After nearly a decade in the sector, it is assumed that certain concepts are widely understood. Stablecoins are one of them. They are foundational to how digital markets function, used by more than 200mn active addresses globally. Yet a recent question from a colleague forced a reset of that assumption, not about what stablecoins are, but why they exist, how they maintain their peg, and how the issuers actually make money. These questions are worth revisiting because stablecoins are no longer a niche tool; they have become the primary settlement layer for the global economy, processing a record $33tn in transaction volume in 2025.
The Mechanics Of Stablecoins: Why The "Digital Dollar" Now Anchors Global Debt
Solving for volatility at scale
Stablecoins exist to solve a practical problem: volatility. By maintaining a value close to one US dollar, they allow users to transact on blockchains without exposing themselves to constant price swings. That simple feature has unlocked a massive throughput that now rivals traditional card networks. As we noted in our coverage of the ECB’s warning on Treasury market "capture," stablecoins are now operating as a parallel settlement layer that runs 24/7, independently of banking hours.
In trading, stablecoins function as the "base currency" for pricing risk. Most pairs are quoted against USDT, making it the unit of account for the entire ecosystem. While USDC has become the high-velocity collateral of choice for DeFi and institutional settlement, USDT remains the dominant "store of value" in high-inflation economies. A useful way to think about this is the casino analogy: stablecoins are like casino chips. They represent a dollar, but they let you move freely inside the digital "casino" to interact with smart contracts, lending pools, and prediction markets like those currently being eyed by Goldman Sachs.
The redeemability anchor
The reason stablecoins can maintain this peg comes down to redeemability. At its core, a fiat-backed stablecoin is a promise: one token equals one dollar. This isn't based on hope; it’s based on a contractual obligation to exchange the token at par. This redeemability creates an arbitrage floor. If a token trades below $1.00, market participants buy it and redeem it with the issuer for a full dollar, shrinking supply and pushing the price back up.
Since the passage of the GENIUS Act in July 2025, this "promise" is now a federal mandate for US-regulated issuers. The law requires 1:1 backing in high-quality liquid assets, primarily US Treasury bills.

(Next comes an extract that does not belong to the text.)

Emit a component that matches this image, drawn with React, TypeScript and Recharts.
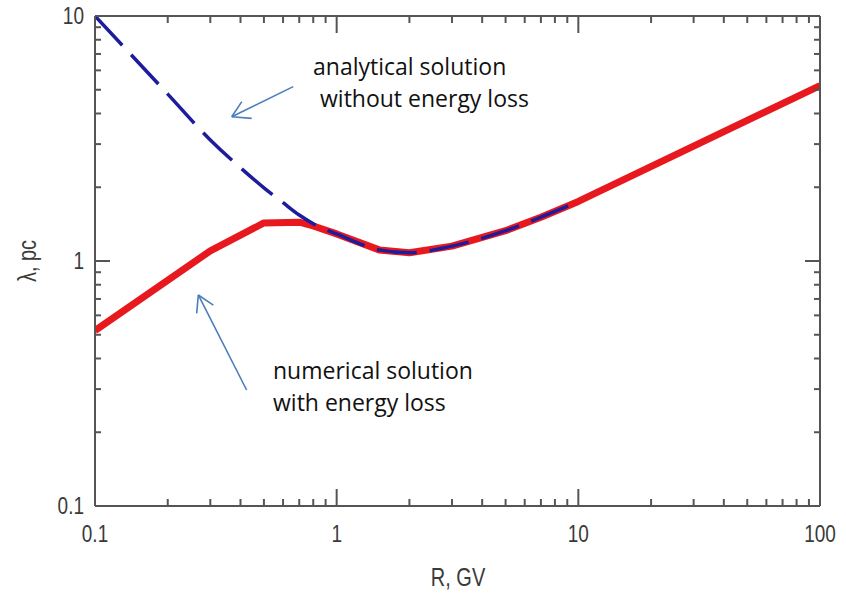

This has effectively turned stablecoin issuers into some of the largest holders of US sovereign debt, a shift that Washington is currently trying to tax and regulate as these entities begin to behave like "shadow" central banks.
Tether: The $181bn powerhouse
Tether (USDT) remains the apex predator of this model. It creates tokens when large participants deposit dollars, which Tether then invests in interest-bearing instruments. According to its Q4 2025 disclosures, Tether now oversees $181.2bn in total assets against liabilities of $174.4bn.
Crucially, Tether does not pay interest to USDT holders. Instead, the yield generated by its $135bn Treasury portfolio accrues directly to the company. In a high-rate environment, this has made Tether one of the most profitable businesses per employee in financial history. The company has used these profits to overcollateralize its reserves, holding 96,000 BTC and 116 tons of gold. This "yield-on-reserve" model is increasingly being emulated by other listed entities, such as Riot Platforms' shift into data centre leasing, as the industry moves from pure "mining" toward asset-backed infrastructure.
The intermediary era
Tether and its peers now function as financial intermediaries between the legacy banking system and the blockchain. They convert fiat into a programmable, high-velocity instrument that can interact with exchanges and smart contracts without re-entering the banking system.
As the SEC begins to grant utility status to tokens like MegPrime, we are seeing the emergence of a clear regulatory path for these digital dollars. Stablecoins may look simple on the surface, but they sit at the intersection of payments, markets, and monetary mechanics, quietly doing the heavy lifting that makes the $33tn digital economy function.